Former President Donald Trump
CNN  — 

Newspaper editorial boards tend to lean liberal, generally backing Democratic candidates for high-profile offices like president, Senate and governor.

So at first glance, the fact that the Philadelphia Inquirer’s editorial board didn’t endorse a single Republican ahead of Tuesday’s primaries in the Keystone State isn’t terribly surprising.

But in an op-ed explaining its decision, the Inquirer shines a bright light on a fundamental fact of our current political moment that is too often overlooked: We can’t even agree on some of the most basic facts undergirding our democracy.

As part of their endorsement process, the Inquirer editorial board sent Senate and gubernatorial candidates a questionnaire designed to outline some basic policy positions. One of the questions was, “Who won the 2020 presidential election,” with the options being Joe Biden (the correct answer) and Donald Trump. Only one Republican running for Senate – longshot Jeff Bartos – acknowledged Biden won. Among the Republican candidates for governor, three – none of whom are given much of a chance of being the nominee – responded to the survey and said that Biden won.

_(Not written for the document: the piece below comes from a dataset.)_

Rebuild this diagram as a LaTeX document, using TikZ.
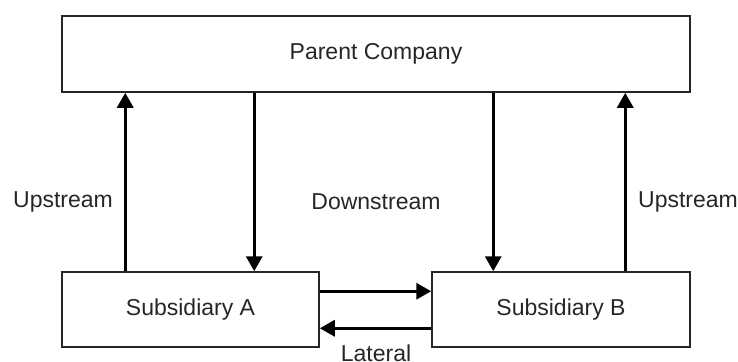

Wrote the editorial board of this response:

“How do you find points of agreement when you can’t reach common ground on facts so basic that they could be used in a field sobriety test? …

… There is no inherent virtue in supporting the policies that this board supports — but that’s not the point. The question isn’t how can more people agree with us, but how can this nation come to a place where we reach different conclusions and hold different opinions while operating from the same commonly shared set of facts? We don’t have an answer.”

Which is a very important point – and a seismic shift in the way the two parties relate to both one another and the broader political world.

Start here: We have two political parties in this country for a reason. They represent, in aggregate, two opposing views of the role government should play in an individual’s life. That they do not agree on this vision is a good thing – offering every person in the country a choice of how they want to live in our society.

At times throughout our history, one side had been ascendant – Democrats in the New Deal era, Republicans during the Ronald Reagan years – but never have we been where we find ourselves today: With members of one party simply unwilling to acknowledge a fact as basic as who won the last election.

There’s a tendency, of course, to suffer from recency bias when examining the state of our country and our politics. Everything that happening to you seems like the biggest deal possible – and entirely unique in the sweep of history.

But the thing that the Inquirer op-ed makes clear is that we really are in a historic moment – and not the good kind.

Since the 2020 election, Trump has not only steadfastly refused to acknowledge his defeat, but has turned that election denialism into a litmus test for his much-coveted endorsement.

Take today’s primary for governor in Pennsylvania. Trump has endorsed state Sen. Doug Mastriano, who not only wrongly insists that the election was stolen from Trump and worked to overturn the result in the state, but also was seen near the US Capitol in Washington on January 6, 2021. Mastriano, thanks to that Trump endorsement, is favored to become Republican nominee – which means he has a decent chance at being the battleground state’s next governor, in place for what could be a 2024 rematch between Trump and Biden.

The metaphor I keep coming back to as a means of explaining where we are is a basketball game. One team, the Democrats, is generally trying to abide by the rules – no traveling, double dribbles or illegal screens. The other team, the Republicans, aren’t even acknowledging that rules of the game exist. They are just doing whatever they want on the court and saying they’re right.

What you have then is not a game of basketball. Or a game of anything. Because if the two sides can’t agree on the underlying rules, well, then you can’t play a game.

There’s a tendency in politics to think of the two political parties on a spectrum, with Democrats on the left and Republicans on the right. But that image is not useful when it comes to understanding where we are in this moment. Because what Republicans are embracing in the “big lie” isn’t conservative in any way, shape or form. It’s not even on the political spectrum. It’s a denial of basic truth and facts that have always been at the center of the vitality of American democracy.

“We were all operating in the same reality,” reads the Inquirer op-ed, reminiscing on elections past. “That can’t be said in 2022.”